Thursday, November 26, 2009

Why Ripping Up Playing Cards Is A Beautiful Thing

In my first post I mentioned spending a couple of hours ripping apart playing cards in order to practice magically putting them back together. Some people may think you have to be out of your mind to spend hours doing such a thing, but that’s because they don’t see the beauty of it. There are indeed many ways to waste the hours of ones life, but most people would agree that responding to beauty is not one of them.

It always makes me sad when I encounter the occasional person in an audience who hates magic. Usually this is because they view it as a challenge: the magician is out to fool me, but I am not a person easily fooled and I’m not going to let him fool me. This attitude possibly stems from a previous encounter with a magician who tried to do just that – fool the person. There are, unfortunately, plenty of magicians out there for whom magic is an ego boost, who want to use their tricks to “conquer” the spectator, perhaps even demeaning and embarrassing the spectator, or at least projecting a condescending attitude. A sad business indeed.

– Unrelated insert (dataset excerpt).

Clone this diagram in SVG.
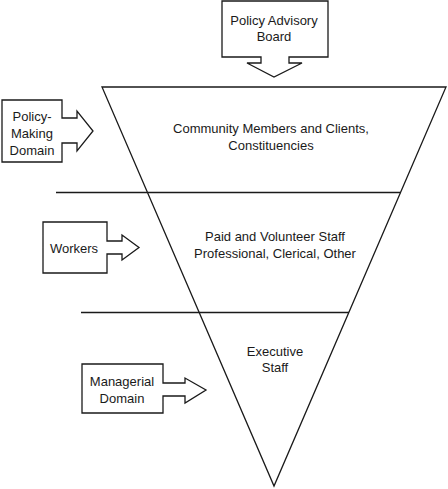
<svg xmlns="http://www.w3.org/2000/svg" width="448" height="489" viewBox="0 0 448 489">
<style>
.shape{fill:#fff;stroke:#1a1a1a;stroke-width:1.3;stroke-linejoin:miter}
.line{fill:none;stroke:#1a1a1a;stroke-width:1.3}
text{font-family:"Liberation Sans",Arial,sans-serif;font-size:13px;fill:#1a1a1a;text-anchor:middle}
</style>
<rect width="448" height="489" fill="#fff"/>
<g id="pyramid">
<polygon class="shape" points="102,87 446,87 274,486"/>
</g>
<g id="connectors">
<line class="line" x1="56" y1="192.5" x2="401" y2="192.5"/>
<line class="line" x1="81" y1="312.5" x2="349" y2="312.5"/>
</g>
<g id="community">
<text x="271" y="133">Community Members and Clients,</text>
<text x="271" y="150">Constituencies</text>
</g>
<g id="staff">
<text x="275" y="241">Paid and Volunteer Staff</text>
<text x="275" y="258">Professional, Clerical, Other</text>
</g>
<g id="executive">
<text x="275" y="356">Executive</text>
<text x="275" y="372">Staff</text>
</g>
<g id="policy-advisory-board">
<path class="shape" d="M222,1 H328 V57 H289 V63 H302 L274,77 L247,63 H261 V57 H222 Z"/>
<text x="274" y="25">Policy Advisory</text>
<text x="274" y="41">Board</text>
</g>
<g id="policy-making-domain">
<path class="shape" d="M2,100 H62 V118 H77 V111 L93,131 L77,151 V143 H62 V162 H2 Z"/>
<text x="32" y="121">Policy-</text>
<text x="32" y="138">Making</text>
<text x="32" y="155">Domain</text>
</g>
<g id="workers">
<path class="shape" d="M43,222 H107 V241 H122 V235 L139,247.5 L122,260 V254 H107 V273 H43 Z"/>
<text x="74" y="252.5">Workers</text>
</g>
<g id="managerial-domain">
<path class="shape" d="M82,364 H163 V383 H185 V378 L206,390 L185,403 V396 H163 V413 H82 Z"/>
<text x="122" y="386">Managerial</text>
<text x="122" y="403">Domain</text>
</g>
</svg>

There are also a few people who cannot handle magic no matter how it is presented to them, because they cannot tolerate the loss of control and the mental confusion that a good magic effect introduces into their otherwise neatly controlled and compartmentalized life. I actually had a spectator walk away in the middle of a close-up routine that I was performing for a small group, uttering the words “I can’t handle this. This is messing with my head.”

I find from my experience, however, that almost everyone loves magic. It cuts across generational, racial, ethnic, and national boundaries. Even without speaking a word, I could perform a trick for a child in America and a grandfather in China – and it would have the same appeal to both. Both would react with amazement, and both would smile because they are amazed. There is something beautiful in that. To get that amazement and that smile I find it worthwhile to spend hours ripping up cards and magically restoring them.

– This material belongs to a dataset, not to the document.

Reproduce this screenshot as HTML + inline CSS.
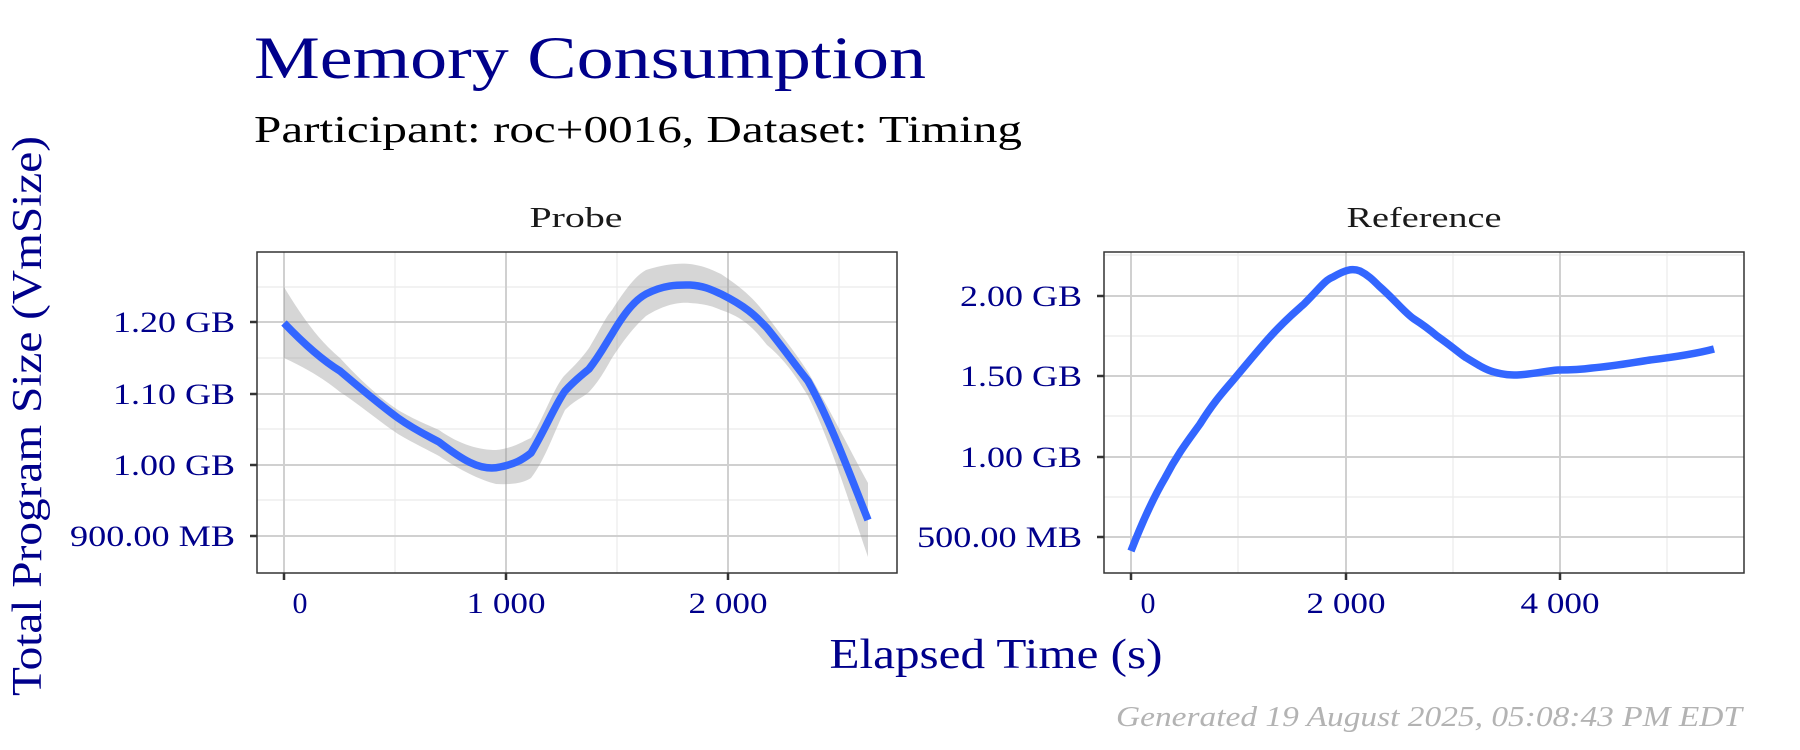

I also find it beautiful for another reason. Sleight-of-hand is beautiful in a way similar, at times, to mathematics. Lovers of math can and do spend hours working out problems. It’s a form of contemplation. They enjoy the search, the hunt for solutions. But they also fall in love with the beauty of those solutions when they are elegant, efficient, and clever. A solution to the problem of how to simulate the miraculous with a deck of cards or a handful of coins can have a similar beauty. I admire the oh-so-clever solutions magical thinkers sometimes come up with, incorporating a deviousness that just has to make me smile. In sleight-of-hand, as in math, less is usually more. One searches for elegance: the less secret moves one needs to resort to, the better. It’s a beautiful thing to contemplate how someone has constructed the illusion of a torn and restored playing card, eliminating awkward moves, introducing misdirection to cover necessary inconsistencies, using natural movements as a cover for secret maneuvers, and so on.

Of course, the beauty of method is something the average spectator never gets to see, because letting them in on it would spoil the illusion. And it is important that the magician never lose sight of the goal of the art: to give the spectator the gift of astonishment. It is possible, at times, for magicians to get too caught up in methods, perhaps preferring a particular trick because one is enchanted by its modus operandi, even though the illusion that trick creates does not generate much astonishment for spectators and cannot be made very entertaining.

Maybe at the end of the day magicians – at least working magicians such as myself – are engineers. Whether the method is elegant or not, we have to build the bridge. Magic for me is the art of astonishment. When someone hires me to entertain they will get humor, yes, and they will get audience participation, yes, and lots of fun: but what they’re paying for is an experience of astonishment. That is not true of all who perform magic. Some of them are comedians who do magic, and they are willing almost to throw away the amazement for the sake of the laugh. If laughter is main thing you’re looking for, don’t hire James Warren. When you hire me, there will be laughs, of course; but I’m going for the juggler – I want to blow your mind. It’s a beautiful thing.

If you're reading this, stop right now and take a moment to remember something you love to do that gives you a sense of beauty, something that might make a stranger think you've gone daffy. Then go out and do it on this Thanksgiving Day, and be grateful!